__Problem__
Beginning with the first line of the data below, extract each line up to and including the one containing "width=1.48cm,minimum height=1.1cm] (dlbox)". Copy them exactly and add nothing.

__Material__
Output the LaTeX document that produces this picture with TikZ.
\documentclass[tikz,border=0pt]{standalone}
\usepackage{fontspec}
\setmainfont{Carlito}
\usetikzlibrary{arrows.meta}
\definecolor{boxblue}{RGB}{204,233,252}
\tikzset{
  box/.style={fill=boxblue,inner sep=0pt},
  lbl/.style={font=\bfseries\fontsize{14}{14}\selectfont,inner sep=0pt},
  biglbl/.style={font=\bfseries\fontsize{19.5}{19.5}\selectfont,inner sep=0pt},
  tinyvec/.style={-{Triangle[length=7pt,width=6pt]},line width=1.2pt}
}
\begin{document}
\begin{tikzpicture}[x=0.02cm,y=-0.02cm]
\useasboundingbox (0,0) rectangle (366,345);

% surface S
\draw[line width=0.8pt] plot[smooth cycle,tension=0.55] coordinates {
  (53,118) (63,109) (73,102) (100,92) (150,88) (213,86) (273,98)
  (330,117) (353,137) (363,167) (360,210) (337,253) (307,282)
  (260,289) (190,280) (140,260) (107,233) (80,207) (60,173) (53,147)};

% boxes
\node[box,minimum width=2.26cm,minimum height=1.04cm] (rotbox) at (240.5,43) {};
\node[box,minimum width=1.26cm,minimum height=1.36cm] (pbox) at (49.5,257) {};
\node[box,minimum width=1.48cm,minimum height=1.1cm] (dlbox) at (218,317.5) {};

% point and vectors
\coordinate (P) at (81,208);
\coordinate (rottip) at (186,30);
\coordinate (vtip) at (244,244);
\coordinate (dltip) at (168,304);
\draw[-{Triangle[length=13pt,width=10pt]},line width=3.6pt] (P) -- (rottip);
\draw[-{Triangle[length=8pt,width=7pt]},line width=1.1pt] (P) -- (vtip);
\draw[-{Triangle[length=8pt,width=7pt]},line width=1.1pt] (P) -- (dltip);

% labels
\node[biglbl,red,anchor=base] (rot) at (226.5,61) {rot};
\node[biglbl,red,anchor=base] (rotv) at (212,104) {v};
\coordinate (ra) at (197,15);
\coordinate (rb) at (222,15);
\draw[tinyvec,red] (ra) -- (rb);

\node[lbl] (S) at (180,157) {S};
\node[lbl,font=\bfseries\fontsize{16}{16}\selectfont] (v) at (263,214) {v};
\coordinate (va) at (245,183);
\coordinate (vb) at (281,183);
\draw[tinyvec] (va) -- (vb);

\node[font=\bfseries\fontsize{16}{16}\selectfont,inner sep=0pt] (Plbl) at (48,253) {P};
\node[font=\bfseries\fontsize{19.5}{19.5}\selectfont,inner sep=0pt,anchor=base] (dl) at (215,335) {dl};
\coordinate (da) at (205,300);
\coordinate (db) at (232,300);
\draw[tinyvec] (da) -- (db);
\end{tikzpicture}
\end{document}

__Solved problem__
Output the LaTeX document that produces this picture with TikZ.
\documentclass[tikz,border=0pt]{standalone}
\usepackage{fontspec}
\setmainfont{Carlito}
\usetikzlibrary{arrows.meta}
\definecolor{boxblue}{RGB}{204,233,252}
\tikzset{
  box/.style={fill=boxblue,inner sep=0pt},
  lbl/.style={font=\bfseries\fontsize{14}{14}\selectfont,inner sep=0pt},
  biglbl/.style={font=\bfseries\fontsize{19.5}{19.5}\selectfont,inner sep=0pt},
  tinyvec/.style={-{Triangle[length=7pt,width=6pt]},line width=1.2pt}
}
\begin{document}
\begin{tikzpicture}[x=0.02cm,y=-0.02cm]
\useasboundingbox (0,0) rectangle (366,345);

% surface S
\draw[line width=0.8pt] plot[smooth cycle,tension=0.55] coordinates {
  (53,118) (63,109) (73,102) (100,92) (150,88) (213,86) (273,98)
  (330,117) (353,137) (363,167) (360,210) (337,253) (307,282)
  (260,289) (190,280) (140,260) (107,233) (80,207) (60,173) (53,147)};

% boxes
\node[box,minimum width=2.26cm,minimum height=1.04cm] (rotbox) at (240.5,43) {};
\node[box,minimum width=1.26cm,minimum height=1.36cm] (pbox) at (49.5,257) {};
\node[box,minimum width=1.48cm,minimum height=1.1cm] (dlbox) at (218,317.5) {};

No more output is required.